Up to 50,000 people are expected to attend each day, with music to begin at 2 p.m. and end at 11.
"I'm thinking about the size of the crowd, and whether the people in charge are prepared to handle it," said Trish Thompson, who with her husband, Joel Katz, lives near the Franklin Institute. She doesn't expect concertgoers to be quiet and still - it is a music festival - but "on the other hand, I don't want people shooting each other."
At this year's Welcome America Independence Day celebration, chaos erupted near the Parkway when a 16-year-old boy shot two teenagers.
"I think we just want things to stay under control," said Thompson, knowing the challenges that come with big Parkway events. "We don't want people not having a good time, but when they start screaming and yelling and threatening each other -."
The Budweiser-sponsored festival offers Philadelphia the chance to present itself as a hip urban backdrop for major American music stars. It also offers potential for trouble in the combination of long hours, lines, hot sun, enclosed spaces, and alcohol.
"We think it is great for the city to host this type of national, multicultural music event," Parkway neighbors Mimi and Jim McKenzie said an an e-mail. "Given that ticket sales are limited to 40,000 to 50,000, we don't think the concert will be nearly as disruptive as the typical Fourth of July."
The couple, who live on the north side of the Parkway near 26th Street, said two of their children had bought tickets, excited that they could walk to a major music event.
David Searles, president of the Logan Square Neighborhood Association, said members intended to welcome visitors from other cities and neighborhoods. The group has been talking with city event planners about the logistics of the concert, and will provide more information to neighbors as it becomes available, he said.
During the holiday weekend, the Philadelphia Museum of Art will be open on Saturday, Sunday, and Monday. The planned Aug. 31 performance by the jazz singer Rhenda Fearrington, offered through the museum's "Art After 5" program, has been postponed to Nov. 23. Monday is the last day of the 12-week run of the special exhibit "Gauguin, Cezanne, Matisse: Visions of Arcadia."
The Rodin Museum will close Sept. 1 and 2 but will be open on Labor Day. The Barnes Foundation will be open all three days, as will the Franklin Institute and the Academy of Natural Sciences.
"In general, in theory, we're excited about large events on the Parkway," said Moran, "even though it causes the normal concerns of trash and crowds. But it's good to get large amounts of people into the city, good for businesses and our members."
The city excels at putting on big events, he said, and the Labor Day crowd will be a fraction of the 500,000 who typically turn out on July Fourth. At the same time, he noted, that larger crowd comes and goes in a day.
"A multiple-day event," Moran said, " ... it's going to be a different kind of animal."
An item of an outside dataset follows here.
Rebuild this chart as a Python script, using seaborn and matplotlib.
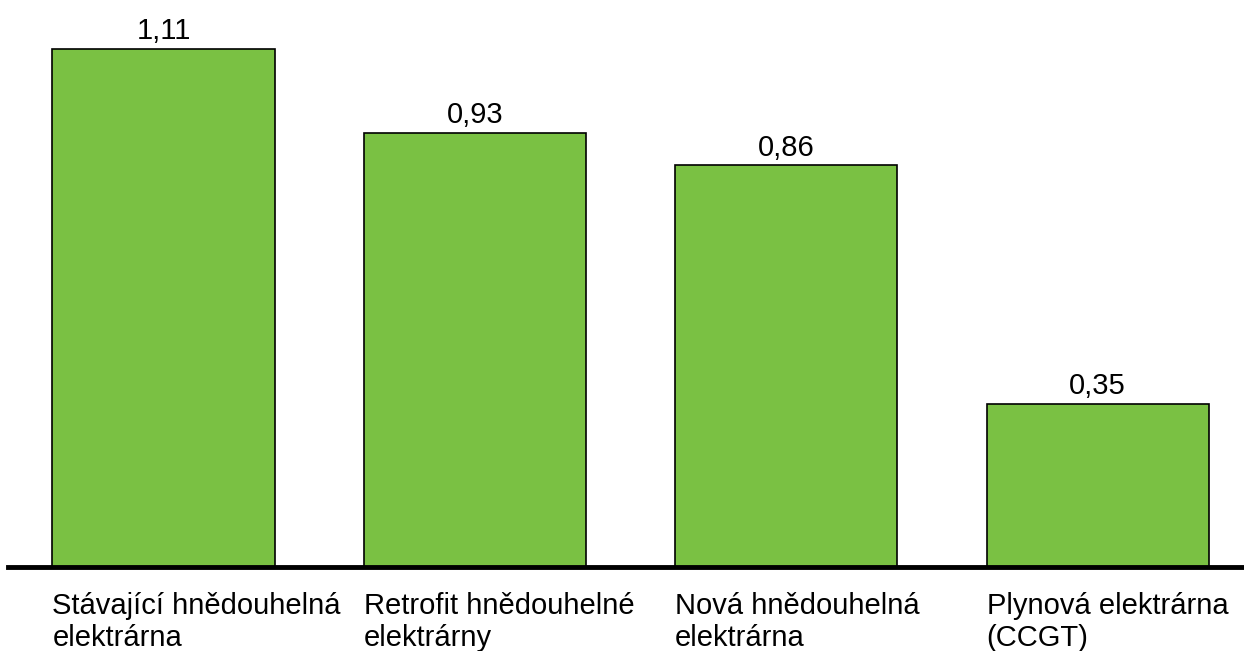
import matplotlib
matplotlib.use("Agg")
import matplotlib.pyplot as plt
import seaborn as sns
import pandas as pd

# data
categories = ["Stávající hnědouhelná\nelektrárna",
              "Retrofit hnědouhelné\nelektrárny",
              "Nová hnědouhelná\nelektrárna",
              "Plynová elektrárna\n(CCGT)"]
values = [1.11, 0.93, 0.86, 0.35]
value_labels = ["1,11", "0,93", "0,86", "0,35"]

sns.set_style("white")
plt.rcParams["font.family"] = ["Liberation Sans", "DejaVu Sans"]
plt.rcParams["text.color"] = "black"

df = pd.DataFrame({"kat": categories, "hodnota": values})

bar_w = 0.714
fig = plt.figure(figsize=(12.44, 6.51), dpi=100)
ax = fig.add_axes([0.0064, 0.129, 0.9936, 0.871])

sns.barplot(data=df, x="kat", y="hodnota", color="#7AC143", saturation=1,
            width=bar_w, edgecolor="black", linewidth=1.2, ax=ax)

for i, (v, lab) in enumerate(zip(values, value_labels)):
    ax.text(i, v + 0.007, lab, ha="center", va="bottom", fontsize=21,
            color="black")

# category labels, left aligned with the bar edge
ax.set_xticks([])
ax.set_xlabel("")
ax.set_ylabel("")
for i, c in enumerate(categories):
    ax.text(i - bar_w / 2, -0.054, c, ha="left", va="top", fontsize=21,
            linespacing=1.18, color="black", clip_on=False)

ax.set_yticks([])
ax.set_xlim(-0.5, 3.47)
ax.set_ylim(0, 1.214)
for s in ["top", "right", "left"]:
    ax.spines[s].set_visible(False)
ax.spines["bottom"].set_linewidth(3.5)
ax.spines["bottom"].set_color("black")

fig.savefig("out.png", dpi=100)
Most different is the plan to limit a chunk of the Parkway to paying ticket-holders. The dual fences will run in a rough oval from the Art Museum north to Pennsylvania Avenue, southeast to 22d Street, south to Park Towne Place, northwest to 24th Street, north to Callowhill Street at Eakins Oval, and then west back to the Art Museum.
A spokesman for Mayor Nutter said similar fenced barriers have worked well at other festivals, notably at Lollapalooza in Chicago's Grant Park. Lollapalooza organizers declined to discuss their fence system or its effectiveness.
Jay Sweet, producer of the Newport (R.I.) Folk Festival, said that if he were putting on Made in America, he'd be thinking about all that could go wrong and trying to plan for contingencies.
Say you're a promoter who blasted out thousands of e-mails telling people to avoid traffic and ride bicycles. As you're congratulating yourself for the huge numbers arriving by bike, it becomes apparent there aren't enough bike racks. And bikes are being stolen. And people are angry. And that the whole mess, small compared with the thousands of people who came and went happily, will be the lead story in the next day's newspaper.
During Made in America, Sweet said, it will be important for organizers to communicate with the crowd.
If all else fails, whether it's a downpour or trouble in the beer line, he said, give the microphone to ?uestlove, the respected Philadelphia-born drummer for the Roots.
"I don't care if you're the fire marshal or the mayor," Sweet said, "you'll be less effective than ?uestlove."
The Roots, alas, are not scheduled to perform.